MORPHOS: Autoregressive 4D Generation with Temporal Structured Latents
This work addresses the challenge of generating temporally consistent dynamic 3D assets from videos across diverse representations, benefiting computer graphics and vision applications.
MORPHOS introduces an autoregressive framework for generating dynamic 3D assets from videos, using Temporal Structured Latents to handle multiple representations and maintain temporal consistency. It achieves state-of-the-art appearance and competitive geometry results across benchmarks.
We present MORPHOS, a novel autoregressive framework that generates dynamic 3D assets from videos across diverse representations, including meshes, 3D Gaussians, and radiance fields. Existing methods are typically limited to a single representation, struggle to model topological changes, or fail to maintain temporal consistency over long videos. To address these limitations, we introduce the Temporal Structured Latents (T-SLAT), a unified 4D representation that jointly encodes geometry and appearance along the temporal dimension.
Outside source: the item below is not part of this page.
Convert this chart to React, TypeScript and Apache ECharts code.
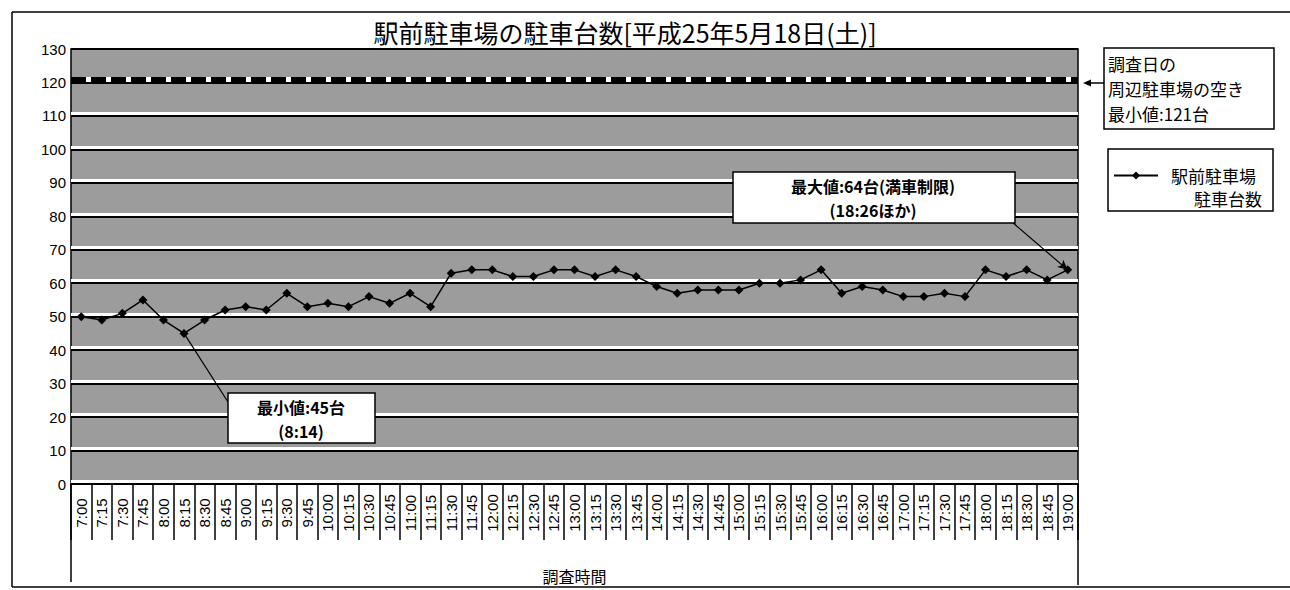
import React, { useEffect, useRef } from 'react';
import * as echarts from 'echarts';

const times = [
  '7:00', '7:15', '7:30', '7:45', '8:00', '8:15', '8:30', '8:45', '9:00', '9:15', '9:30', '9:45',
  '10:00', '10:15', '10:30', '10:45', '11:00', '11:15', '11:30', '11:45', '12:00', '12:15', '12:30', '12:45',
  '13:00', '13:15', '13:30', '13:45', '14:00', '14:15', '14:30', '14:45', '15:00', '15:15', '15:30', '15:45',
  '16:00', '16:15', '16:30', '16:45', '17:00', '17:15', '17:30', '17:45', '18:00', '18:15', '18:30', '18:45',
  '19:00',
];
const counts = [
  50, 49, 51, 55, 49, 45, 49, 52, 53, 52, 57, 53,
  54, 53, 56, 54, 57, 53, 63, 64, 64, 62, 62, 64,
  64, 62, 64, 62, 59, 57, 58, 58, 58, 60, 60, 61,
  64, 57, 59, 58, 56, 56, 57, 56, 64, 62, 64, 61,
  64,
];
const nearbyMinFree = 121;
const minTime = '8:15';
const minValue = 45;
const maxTime = '19:00';
const maxValue = 64;

const titleText = '駅前駐車場の駐車台数[平成25年5月18日(土)]';
const seriesName = '駅前駐車場駐車台数';
const legendLines = ['駅前駐車場', '駐車台数'];
const nearbyNote = ['調査日の', '周辺駐車場の空き', '最小値:121台'];
const minNote = ['最小値:45台', '(8:14)'];
const maxNote = ['最大値:64台(満車制限)', '(18:26ほか)'];
const xName = '調査時間';

const JP = '"Noto Sans CJK JP", "Noto Sans", sans-serif';
const NUM = '"Liberation Sans", Arial, sans-serif';

const blk = { stroke: '#000', lineWidth: 1.5 };

export default function App() {
  const ref = useRef<HTMLDivElement>(null);
  useEffect(() => {
    const chart = echarts.init(ref.current!, null, { renderer: 'svg' });
    const minIdx = times.indexOf(minTime);
    const maxIdx = times.indexOf(maxTime);
    const textLines = (lines: string[], x: number, y0: number, step: number, font: string, align: string) =>
      lines.map((t, i) => ({
        type: 'text',
        x,
        y: y0 + i * step,
        z: 11,
        style: { text: t, font, fill: '#000', align, verticalAlign: 'middle' },
      }));
    chart.setOption({
      animation: false,
      backgroundColor: '#ffffff',
      title: {
        text: titleText,
        left: 620,
        top: 14,
        textAlign: 'center',
        textStyle: { fontFamily: JP, fontSize: 25, fontWeight: 'normal', color: '#000' },
      },
      legend: {
        left: 1113,
        top: 167,
        padding: 0,
        itemWidth: 44,
        itemHeight: 10,
        data: [seriesName],
        formatter: () => legendLines[0],
        textStyle: { fontFamily: JP, fontSize: 17, color: '#000', padding: [0, 0, 0, 8] },
      },
      grid: [
        {
          left: 71,
          right: 212,
          top: 49,
          bottom: 106,
          show: true,
          backgroundColor: '#9c9c9c',
          borderColor: '#000',
          borderWidth: 1.5,
        },
        { left: 71, right: 212, top: 46.5, bottom: 108.5, show: false },
      ],
      xAxis: [
        {
          type: 'category',
          data: times,
          boundaryGap: true,
          axisLine: { lineStyle: { color: '#000', width: 1.5 } },
          axisTick: { show: true, interval: 0, length: 56, lineStyle: { color: '#000', width: 1.5 } },
          axisLabel: {
            interval: 0,
            rotate: 90,
            align: 'center',
            margin: 29,
            fontSize: 15,
            color: '#000',
            fontFamily: NUM,
          },
          name: xName,
          nameLocation: 'middle',
          nameGap: 84,
          nameTextStyle: { fontFamily: JP, fontSize: 16, color: '#000' },
        },
        { type: 'category', data: times, gridIndex: 1, show: false },
      ],
      yAxis: [
        {
          type: 'value',
          min: 0,
          max: 130,
          interval: 10,
          z: 2,
          axisLine: { show: false },
          axisTick: { show: false },
          axisLabel: { fontSize: 15, color: '#000', fontFamily: NUM, margin: 5 },
          splitLine: { lineStyle: { color: '#000', width: 1.8 } },
        },
        {
          type: 'value',
          gridIndex: 1,
          min: 0,
          max: 130,
          interval: 10,
          z: 1,
          axisLine: { show: false },
          axisTick: { show: false },
          axisLabel: { show: false },
          splitLine: { lineStyle: { color: '#ffffff', width: 3 } },
        },
      ],
      series: [
        {
          name: seriesName,
          type: 'line',
          data: counts,
          z: 3,
          symbol: 'diamond',
          symbolSize: 9,
          itemStyle: { color: '#000' },
          lineStyle: { color: '#000', width: 1.5 },
          markLine: {
            silent: true,
            symbol: ['none', 'none'],
            label: { show: false },
            emphasis: { disabled: true },
            data: [
              { yAxis: nearbyMinFree, lineStyle: { color: '#ffffff', width: 5, type: 'solid' } },
              { yAxis: nearbyMinFree, lineStyle: { color: '#000', width: 5, type: [15, 5] } },
              [
                { coord: [minIdx, minValue], lineStyle: { color: '#000', width: 1.2, type: 'solid' } },
                { x: 228, y: 402 },
              ],
              [
                { x: 1012, y: 222, lineStyle: { color: '#000', width: 1.2, type: 'solid' } },
                { coord: [maxIdx, maxValue], symbol: 'arrow', symbolSize: [7, 10] },
              ],
            ],
          },
        },
      ],
      graphic: [
        // outer chart frame
        { type: 'line', shape: { x1: 12, y1: 12, x2: 1290, y2: 12 }, style: blk },
        { type: 'line', shape: { x1: 12, y1: 12, x2: 12, y2: 587 }, style: blk },
        { type: 'line', shape: { x1: 12, y1: 587, x2: 1290, y2: 587 }, style: blk },
        // plot edges extended down
        { type: 'line', shape: { x1: 71, y1: 484, x2: 71, y2: 582 }, style: blk },
        { type: 'line', shape: { x1: 1078, y1: 484, x2: 1078, y2: 585 }, style: blk },
        // nearby parking note
        {
          type: 'rect',
          shape: { x: 1104, y: 48, width: 170, height: 81 },
          style: { fill: '#fff', stroke: '#000', lineWidth: 1.5 },
        },
        ...textLines(nearbyNote, 1108, 63, 25, '17px ' + JP, 'left'),
        { type: 'line', shape: { x1: 1104, y1: 83, x2: 1088, y2: 83 }, style: blk },
        { type: 'polygon', shape: { points: [[1083, 83], [1091, 79.5], [1091, 86.5]] }, style: { fill: '#000' } },
        // legend frame and second legend line
        {
          type: 'rect',
          shape: { x: 1108, y: 149, width: 165, height: 62 },
          style: { fill: 'none', stroke: '#000', lineWidth: 1.5 },
          z: 10,
        },
        ...textLines([legendLines[1]], 1262, 198, 24, '17px ' + JP, 'right'),
        // min note
        {
          type: 'rect',
          shape: { x: 228, y: 393, width: 147, height: 50 },
          style: { fill: '#fff', stroke: '#000', lineWidth: 1.5 },
          z: 10,
        },
        ...textLines(minNote, 301, 407, 23.5, 'bold 16px ' + JP, 'center'),
        // max note
        {
          type: 'rect',
          shape: { x: 733, y: 172, width: 282, height: 51 },
          style: { fill: '#fff', stroke: '#000', lineWidth: 1.5 },
          z: 10,
        },
        ...textLines(maxNote, 873, 186, 23.5, 'bold 16px ' + JP, 'center'),
      ],
    });
    return () => chart.dispose();
  }, []);
  return (
    <div
      ref={ref}
      style={{ position: 'fixed', left: 0, top: 0, width: 1290, height: 590, background: '#fff' }}
    />
  );
}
Leveraging T-SLAT, MORPHOS autoregressively generates dynamic 3D assets via causal attention, conditioning each frame on its preceding history to ensure temporal consistency while handling evolving topologies. We also propose a temporal-structural augmentation to mitigate error accumulation in autoregressive generation. MORPHOS achieves state-of-the-art performance in appearance and competitive results in geometry across multiple benchmarks, demonstrating superior generalization across various representations and robustness in long-horizon generation.